Chemist and “semi-recreational” codemonkey Isaac Yonemoto is running a crowdfunding campaign called Project Marilyn to create open sourced, patent-free cancer drugs.
Yonemoto proposes a $75,000 stretch goal to fund an experiment he hopes will prove we can use a compound sequenced from microscopic bug cultures to treat cancer.
It’s a plan that could liberate pharmaceuticals and dramatically lower the cost of anticancer medicine. The global market for these drugs surpassed $1 trillion this year. The average monthly cost of a brand-name cancer drug in the U.S. is about $10,000, according to the IMS Institute for Healthcare Informatics.
Yonemoto believes patent-free medicine to be the solution. “The software industry and the open-source movement have shown that patenting is not necessary for innovation. Releasing without a patent means the drugs will be cheaper and it will be easier to build on the work to make improved drugs or drug combinations. Releasing without a patent means expanded access to drugs in countries that can’t afford extensive licensing and export agreements,” he writes on the campaign website Indysci.org.
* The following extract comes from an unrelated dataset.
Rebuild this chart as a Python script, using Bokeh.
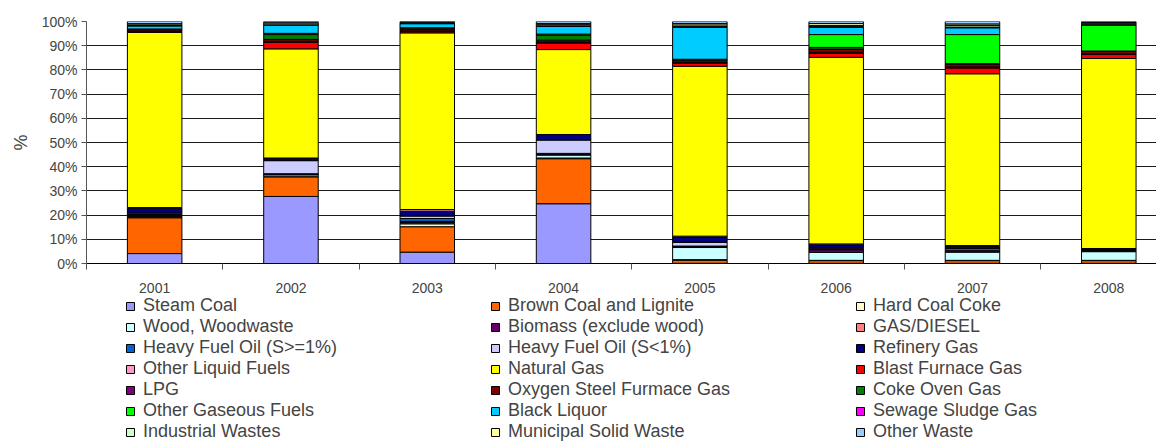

This is actually not a new idea. Russian scientists first came up with a parent compound to treat cancer using synthetic biology in the 1970’s, but soon found their compound caused heart defects. A researcher at the University of Maryland revisited the original idea and discovered that cutting out an oxygen molecule made her compound likely to be both safer and more effective than the original. Yonemoto picked the work up after she left to take a job with the National Institutes of Health and could no longer work on the project. Yonemoto decided to take on the project and now wants to run an experiment to prove the researcher’s initial work.
He’s using Tilt to host the campaign on Indysci.org, as opposed to a more traditional crowdfunding site like Kickstarter or Indiegogo. The cash will be used to buy lab space and tools, as well as for the actual experiment on mice. The campaign initially started with an ask of $50,000, but met that goal already and created a larger goal of $75,000 to include a couple other compounds to work with. He plans to start clinical trials in January or February of next year and says he will most likely launch “a fun advocacy campaign” before lab work begins.
“The big picture is we’ll be trying to solve the problem of expensive pharmaceuticals by releasing drug candidates that put downward pressure on price through competition,” Yonemoto tells TechCrunch. The campaign ends this Tuesday, Oct 28.